Whoever Rhule hires will face a defense depleted of its starters, be it players who exhausted their eligibility, like Ty Robinson, John Bullock and Isaac Gifford or Blackshirts who intend to transfer.
Defensive lineman Jimari Butler and linebacker Mikai Gbayor both entered the portal Monday after logging 22 and 49 tackles, respectively, in 2024. It’s possible both could follow White to FSU.
They’re joined by linebacker Stefon Thompson, who had 27 tackles in 2024, reserve defensive lineman Vincent Jackson and running back Gabe Ervin, who slid down the depth chart after multiple season-ending injuries.
Overseeing a roster north of 140 players in 2024, Rhule anticipated mass transfers in December as the NCAA mandates teams limit their roster size to 105 in 2025.
“You’re going to have some really good kids that aren’t going to have a place and it’s going to be really, really hard,” Rhule said Nov. 18.

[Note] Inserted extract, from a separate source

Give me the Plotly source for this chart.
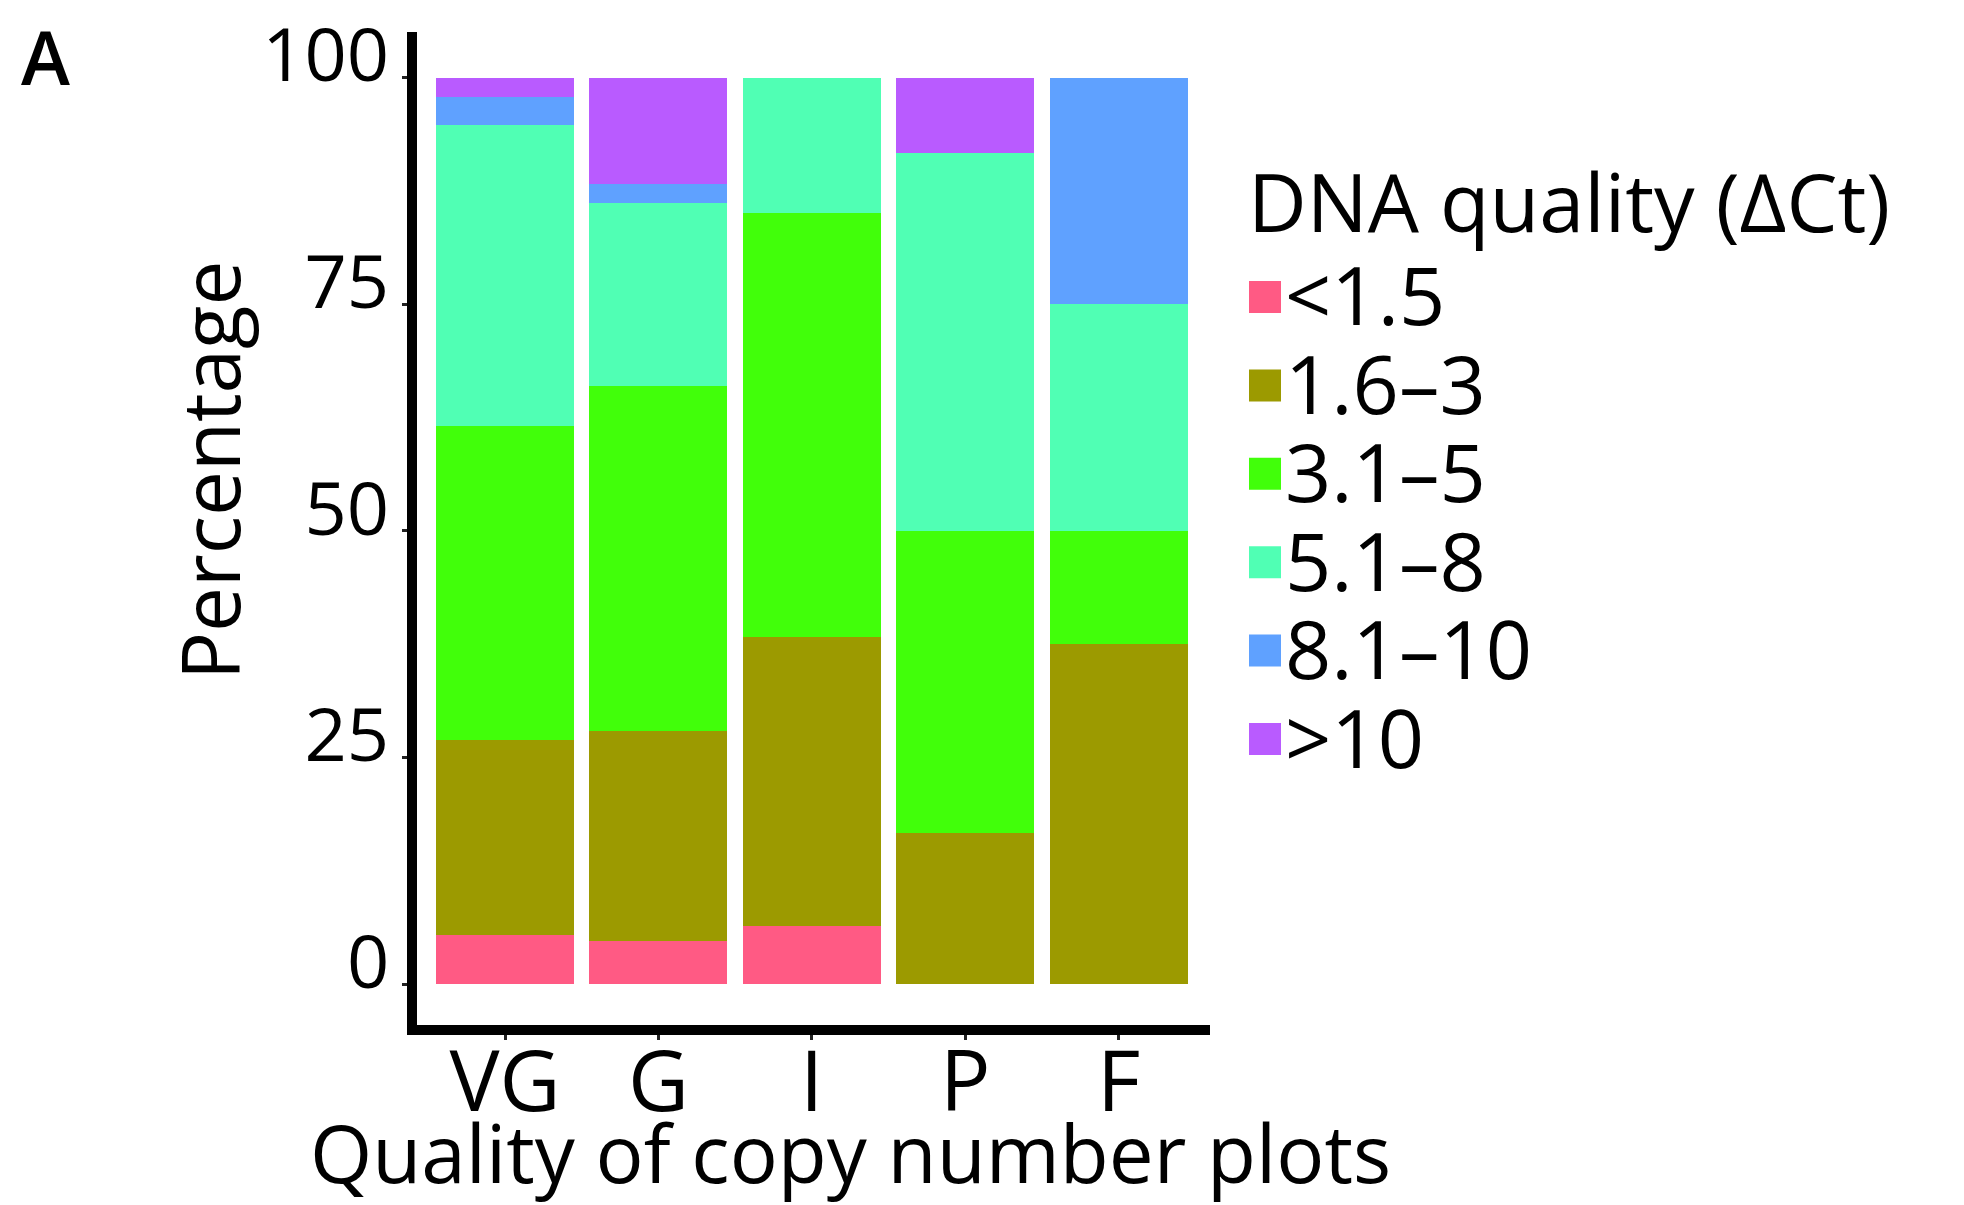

But Nebraska locked up the playcaller Rhule deemed crucial enough to NU’s future that he reshuffled his staff midseason. Holgorsen said he wasn’t ready to join Nebraska’s staff last winter — his firing from Houston was too fresh — but he quickly got “bored” and antsy working as a weekday consultant for TCU. Rhule called, Holgorsen arrived, and now he’ll oversee the Husker offense.
“The culture that Coach Rhule has here and the players, I call it the ‘give a crap’ level,” Holgorsen said Nov. 26. “How much they care and how much they want to play, enjoy playing, enjoy practicing, enjoy the process, allows me to coach the way I want to coach.”
Another NU assistant, receivers coach Garret McGuire, is expected to remain at NU in an adjusted role, according to a program source.